Katılamadım ama yapılan haberleri okudum¹. Protokol konuşmasını ve konular hakkında tüketiciye yapılan alışık olduğumuz ikazları geçeceğim. Pişirme ve saklama konularındaki bilinçlendirme tavsiyelerini de. Önemsemediğim için değil, tüketiciler önemsemedikleri için.
Ben de seminere, tüketicilerin (vatandaşların) neler söyleyeceğini merak ettiğim için katılmak istemiştim zaten. Allah’tan eski iş ve şimdiki köşe arkadaşım Nazan Maraş, tam da bu konuyu kaleme almış².
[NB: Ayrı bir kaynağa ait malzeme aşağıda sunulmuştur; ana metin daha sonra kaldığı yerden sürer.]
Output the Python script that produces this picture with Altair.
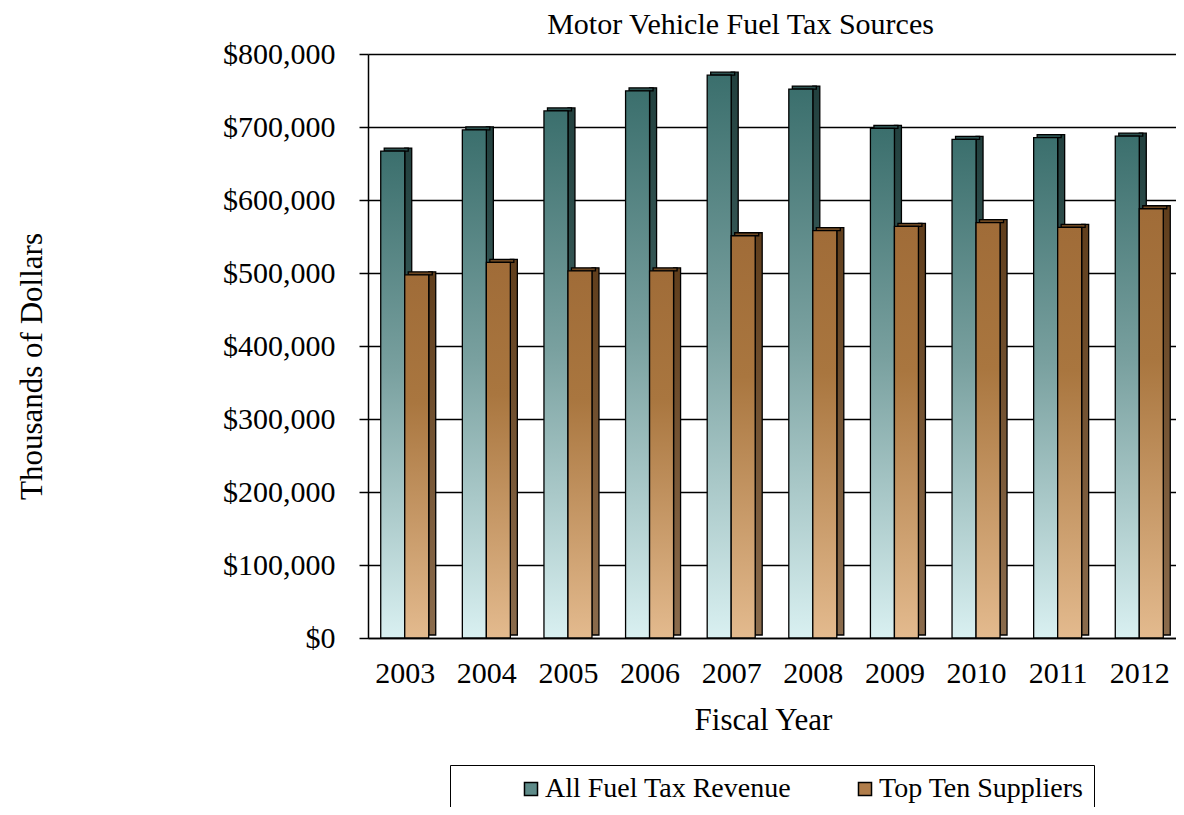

Amaçları bakımından seminerin faydaları tartışılmaz fakat tüketicilerin sorun ve soruları çok başka. Tarladan sofraya, üretim ve ürün ne kadar kaliteli (sağlıklı) olursa olsun, tüketici kalite konusunda ikna edilmeden gıda sektörünün arzu edilen şekilde gelişmesi mümkün görünmüyor.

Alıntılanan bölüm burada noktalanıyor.